● **DATA SUPPLIED**
* * *
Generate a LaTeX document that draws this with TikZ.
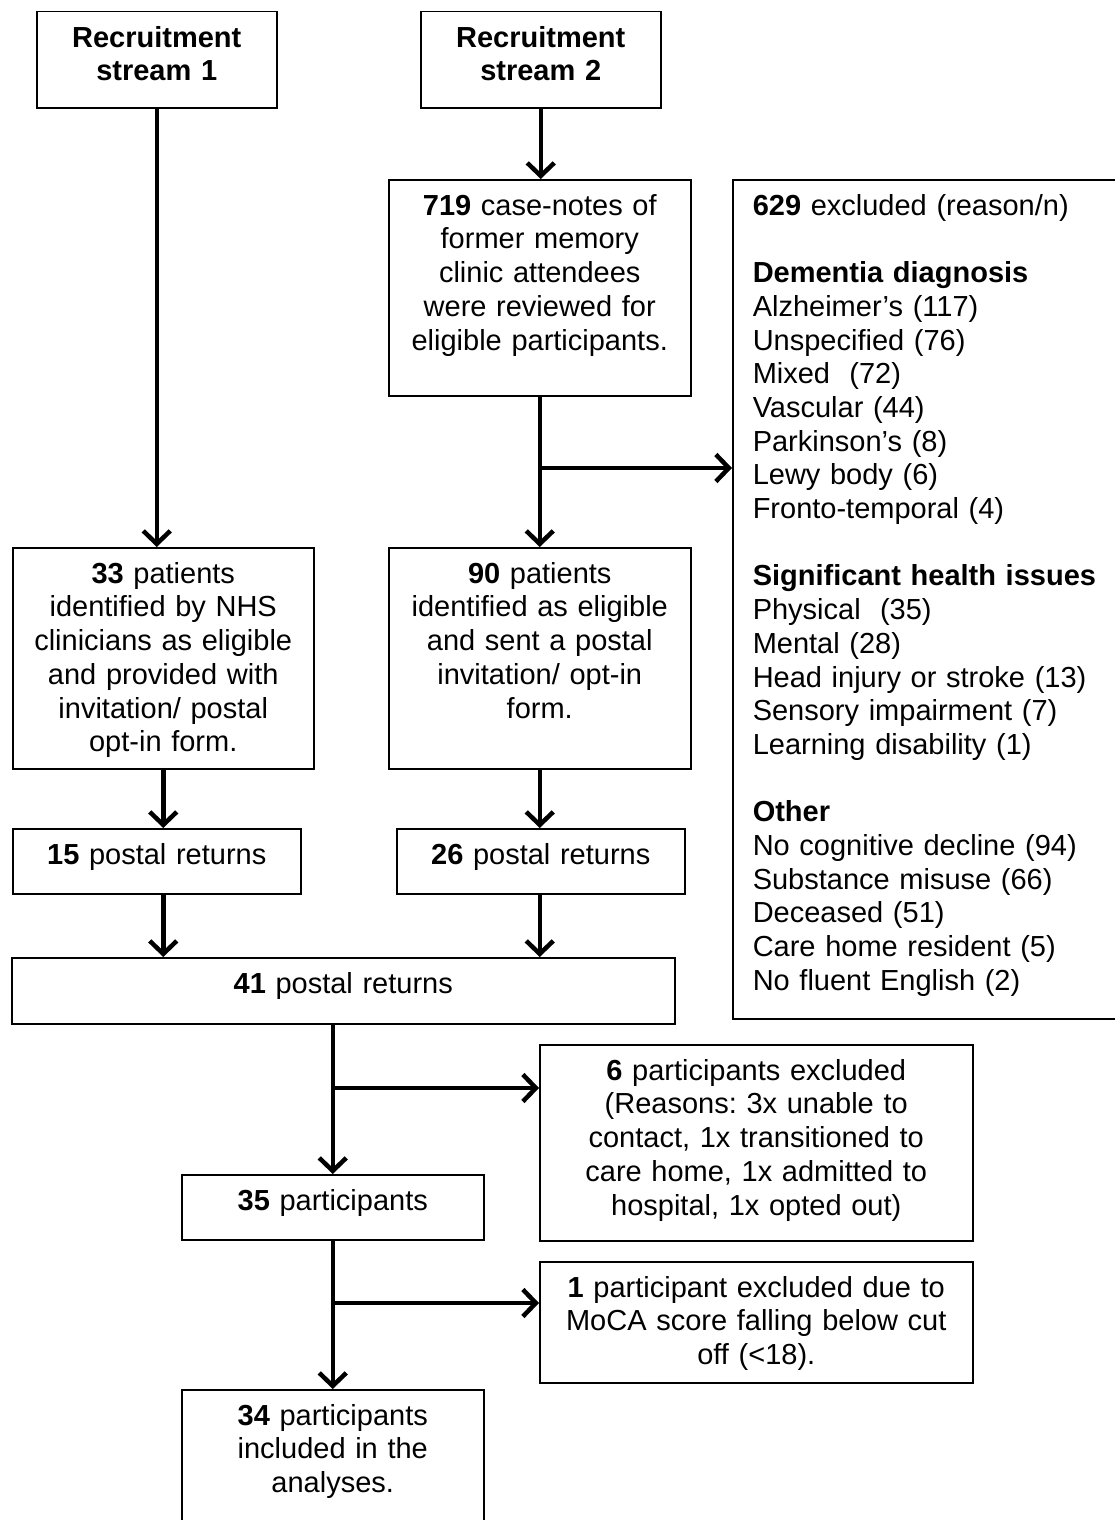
* * *
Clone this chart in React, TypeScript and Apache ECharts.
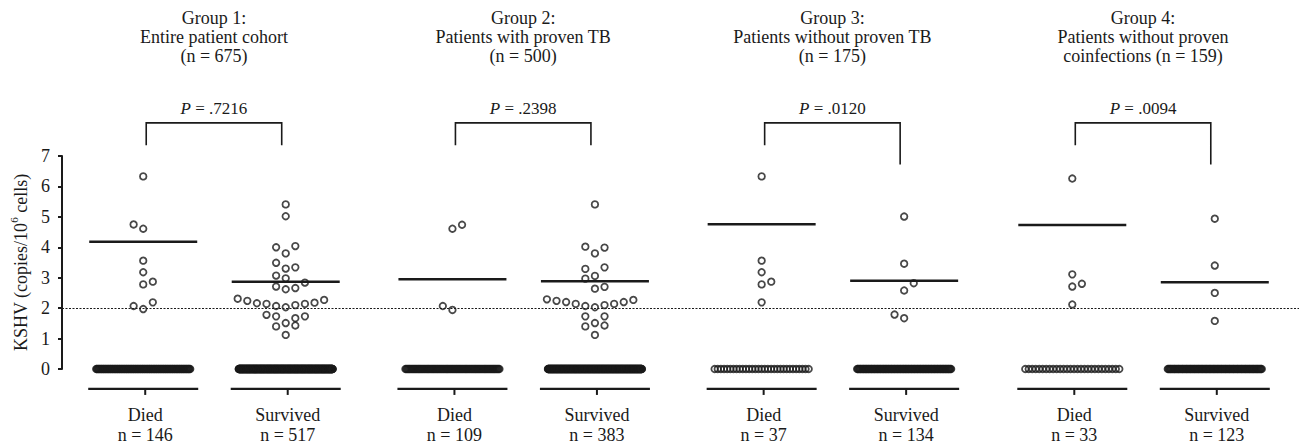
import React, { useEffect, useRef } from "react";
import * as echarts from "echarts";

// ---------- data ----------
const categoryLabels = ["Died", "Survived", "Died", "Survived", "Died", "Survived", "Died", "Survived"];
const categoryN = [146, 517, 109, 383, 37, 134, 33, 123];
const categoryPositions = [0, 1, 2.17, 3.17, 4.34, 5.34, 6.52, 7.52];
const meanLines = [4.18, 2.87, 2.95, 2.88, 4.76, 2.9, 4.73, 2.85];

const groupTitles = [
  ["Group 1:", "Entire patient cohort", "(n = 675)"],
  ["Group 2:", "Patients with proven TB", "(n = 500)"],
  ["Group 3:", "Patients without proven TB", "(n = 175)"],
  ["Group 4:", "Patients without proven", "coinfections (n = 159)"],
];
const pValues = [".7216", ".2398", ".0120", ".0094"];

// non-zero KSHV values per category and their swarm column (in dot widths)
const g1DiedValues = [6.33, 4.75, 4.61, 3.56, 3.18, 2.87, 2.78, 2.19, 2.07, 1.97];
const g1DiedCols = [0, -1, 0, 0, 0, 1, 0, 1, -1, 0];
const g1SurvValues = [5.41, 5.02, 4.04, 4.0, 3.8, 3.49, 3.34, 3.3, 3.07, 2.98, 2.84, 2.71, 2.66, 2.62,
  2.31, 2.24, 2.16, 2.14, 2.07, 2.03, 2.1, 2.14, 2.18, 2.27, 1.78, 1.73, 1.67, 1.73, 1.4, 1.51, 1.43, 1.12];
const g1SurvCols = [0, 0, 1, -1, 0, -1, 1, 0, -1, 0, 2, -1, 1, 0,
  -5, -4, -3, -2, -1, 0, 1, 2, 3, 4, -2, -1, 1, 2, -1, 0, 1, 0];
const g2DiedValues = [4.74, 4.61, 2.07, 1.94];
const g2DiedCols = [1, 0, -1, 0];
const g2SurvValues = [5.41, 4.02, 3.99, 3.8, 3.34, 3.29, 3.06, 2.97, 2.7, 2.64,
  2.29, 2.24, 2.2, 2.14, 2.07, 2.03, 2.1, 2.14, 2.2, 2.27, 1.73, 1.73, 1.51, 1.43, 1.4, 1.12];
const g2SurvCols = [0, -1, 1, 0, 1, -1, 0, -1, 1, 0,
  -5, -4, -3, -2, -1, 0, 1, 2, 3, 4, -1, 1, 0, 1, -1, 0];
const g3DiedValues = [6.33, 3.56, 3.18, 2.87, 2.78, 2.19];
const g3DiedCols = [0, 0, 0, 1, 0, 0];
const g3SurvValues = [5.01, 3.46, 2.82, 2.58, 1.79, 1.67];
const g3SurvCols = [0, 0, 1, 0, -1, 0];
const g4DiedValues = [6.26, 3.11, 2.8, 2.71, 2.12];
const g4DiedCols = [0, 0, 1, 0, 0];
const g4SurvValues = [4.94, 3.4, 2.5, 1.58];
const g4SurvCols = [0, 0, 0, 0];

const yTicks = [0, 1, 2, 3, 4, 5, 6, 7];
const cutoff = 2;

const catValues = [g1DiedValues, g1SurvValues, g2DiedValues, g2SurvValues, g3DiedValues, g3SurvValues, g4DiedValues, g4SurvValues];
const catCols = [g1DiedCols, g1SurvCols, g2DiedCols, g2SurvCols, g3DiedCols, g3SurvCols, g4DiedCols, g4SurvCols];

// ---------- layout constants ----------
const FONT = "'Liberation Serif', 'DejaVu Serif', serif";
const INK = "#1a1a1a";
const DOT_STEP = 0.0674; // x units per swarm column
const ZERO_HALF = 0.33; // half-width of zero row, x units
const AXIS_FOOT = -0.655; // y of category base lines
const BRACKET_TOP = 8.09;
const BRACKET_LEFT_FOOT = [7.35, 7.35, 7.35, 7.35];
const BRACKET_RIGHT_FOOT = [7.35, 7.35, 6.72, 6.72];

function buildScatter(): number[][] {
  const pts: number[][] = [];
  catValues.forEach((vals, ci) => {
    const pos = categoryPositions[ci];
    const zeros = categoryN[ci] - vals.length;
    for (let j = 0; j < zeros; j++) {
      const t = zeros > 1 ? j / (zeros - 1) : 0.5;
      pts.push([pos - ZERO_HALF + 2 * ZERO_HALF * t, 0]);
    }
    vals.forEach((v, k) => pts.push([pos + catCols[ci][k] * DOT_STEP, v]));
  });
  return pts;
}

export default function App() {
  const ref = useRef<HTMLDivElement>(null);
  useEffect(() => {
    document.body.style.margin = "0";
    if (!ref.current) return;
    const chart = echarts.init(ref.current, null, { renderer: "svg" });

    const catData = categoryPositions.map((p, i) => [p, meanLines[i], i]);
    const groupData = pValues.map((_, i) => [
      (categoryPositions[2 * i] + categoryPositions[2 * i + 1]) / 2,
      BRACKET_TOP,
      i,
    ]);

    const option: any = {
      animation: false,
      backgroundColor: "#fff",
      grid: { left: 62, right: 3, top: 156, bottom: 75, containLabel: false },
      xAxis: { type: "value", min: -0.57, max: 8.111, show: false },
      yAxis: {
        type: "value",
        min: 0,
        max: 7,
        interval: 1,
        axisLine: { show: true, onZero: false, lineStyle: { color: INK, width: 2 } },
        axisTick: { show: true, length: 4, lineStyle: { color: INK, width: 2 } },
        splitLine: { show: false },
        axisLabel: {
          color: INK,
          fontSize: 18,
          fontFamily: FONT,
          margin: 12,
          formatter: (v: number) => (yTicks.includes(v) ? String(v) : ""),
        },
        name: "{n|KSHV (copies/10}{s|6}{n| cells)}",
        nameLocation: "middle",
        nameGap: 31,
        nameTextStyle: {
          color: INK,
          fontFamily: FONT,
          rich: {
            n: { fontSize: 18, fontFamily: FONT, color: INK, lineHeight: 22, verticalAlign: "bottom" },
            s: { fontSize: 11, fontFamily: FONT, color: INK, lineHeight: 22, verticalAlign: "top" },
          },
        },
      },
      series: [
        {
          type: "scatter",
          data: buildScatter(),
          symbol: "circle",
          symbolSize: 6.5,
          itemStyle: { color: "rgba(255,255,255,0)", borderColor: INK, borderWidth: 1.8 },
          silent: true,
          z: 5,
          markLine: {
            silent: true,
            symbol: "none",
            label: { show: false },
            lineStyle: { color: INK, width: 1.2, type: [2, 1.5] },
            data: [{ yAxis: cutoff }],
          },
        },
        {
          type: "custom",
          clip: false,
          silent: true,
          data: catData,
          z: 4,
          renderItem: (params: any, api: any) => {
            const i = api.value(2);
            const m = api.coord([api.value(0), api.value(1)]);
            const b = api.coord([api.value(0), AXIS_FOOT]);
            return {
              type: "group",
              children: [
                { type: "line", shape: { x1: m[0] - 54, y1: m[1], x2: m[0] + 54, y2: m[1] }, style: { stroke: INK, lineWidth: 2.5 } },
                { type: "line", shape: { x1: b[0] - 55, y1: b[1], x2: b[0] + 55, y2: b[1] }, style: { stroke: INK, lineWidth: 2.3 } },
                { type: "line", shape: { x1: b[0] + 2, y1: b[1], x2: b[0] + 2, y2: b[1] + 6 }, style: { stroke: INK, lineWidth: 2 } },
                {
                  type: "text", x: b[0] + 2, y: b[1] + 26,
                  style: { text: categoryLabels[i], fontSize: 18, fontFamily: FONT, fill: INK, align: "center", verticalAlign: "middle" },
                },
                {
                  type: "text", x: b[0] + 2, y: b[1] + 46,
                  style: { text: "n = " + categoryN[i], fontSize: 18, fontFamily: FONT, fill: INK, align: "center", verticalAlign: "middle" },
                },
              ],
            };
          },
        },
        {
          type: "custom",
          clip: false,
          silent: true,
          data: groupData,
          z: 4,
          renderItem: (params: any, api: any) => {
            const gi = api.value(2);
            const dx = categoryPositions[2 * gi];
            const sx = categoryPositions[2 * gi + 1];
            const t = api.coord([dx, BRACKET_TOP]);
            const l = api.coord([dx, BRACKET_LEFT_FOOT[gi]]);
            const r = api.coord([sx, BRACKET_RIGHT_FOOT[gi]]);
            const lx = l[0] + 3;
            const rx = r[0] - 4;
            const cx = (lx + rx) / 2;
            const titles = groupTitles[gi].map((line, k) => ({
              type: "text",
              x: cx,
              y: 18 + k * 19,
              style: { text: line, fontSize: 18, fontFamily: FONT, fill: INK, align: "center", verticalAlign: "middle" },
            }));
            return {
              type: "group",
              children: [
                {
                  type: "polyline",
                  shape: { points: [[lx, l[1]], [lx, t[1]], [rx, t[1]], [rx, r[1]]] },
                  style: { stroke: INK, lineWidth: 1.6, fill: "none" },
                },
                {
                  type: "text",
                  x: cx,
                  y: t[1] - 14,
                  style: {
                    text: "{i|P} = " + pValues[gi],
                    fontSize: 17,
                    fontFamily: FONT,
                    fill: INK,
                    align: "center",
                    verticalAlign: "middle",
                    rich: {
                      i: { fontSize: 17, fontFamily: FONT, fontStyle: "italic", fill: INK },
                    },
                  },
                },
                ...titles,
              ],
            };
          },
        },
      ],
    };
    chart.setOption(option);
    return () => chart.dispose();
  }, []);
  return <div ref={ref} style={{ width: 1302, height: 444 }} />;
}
* * *
● **REQUIRED WORK**
Make an exact copy of the lines from the one containing "Clone this chart" to the one containing "2.9, 4.73, 2.85];", keeping both and leaving out every picture.

● **WRITTEN RESPONSE**
Clone this chart in React, TypeScript and Apache ECharts.
import React, { useEffect, useRef } from "react";
import * as echarts from "echarts";

// ---------- data ----------
const categoryLabels = ["Died", "Survived", "Died", "Survived", "Died", "Survived", "Died", "Survived"];
const categoryN = [146, 517, 109, 383, 37, 134, 33, 123];
const categoryPositions = [0, 1, 2.17, 3.17, 4.34, 5.34, 6.52, 7.52];
const meanLines = [4.18, 2.87, 2.95, 2.88, 4.76, 2.9, 4.73, 2.85];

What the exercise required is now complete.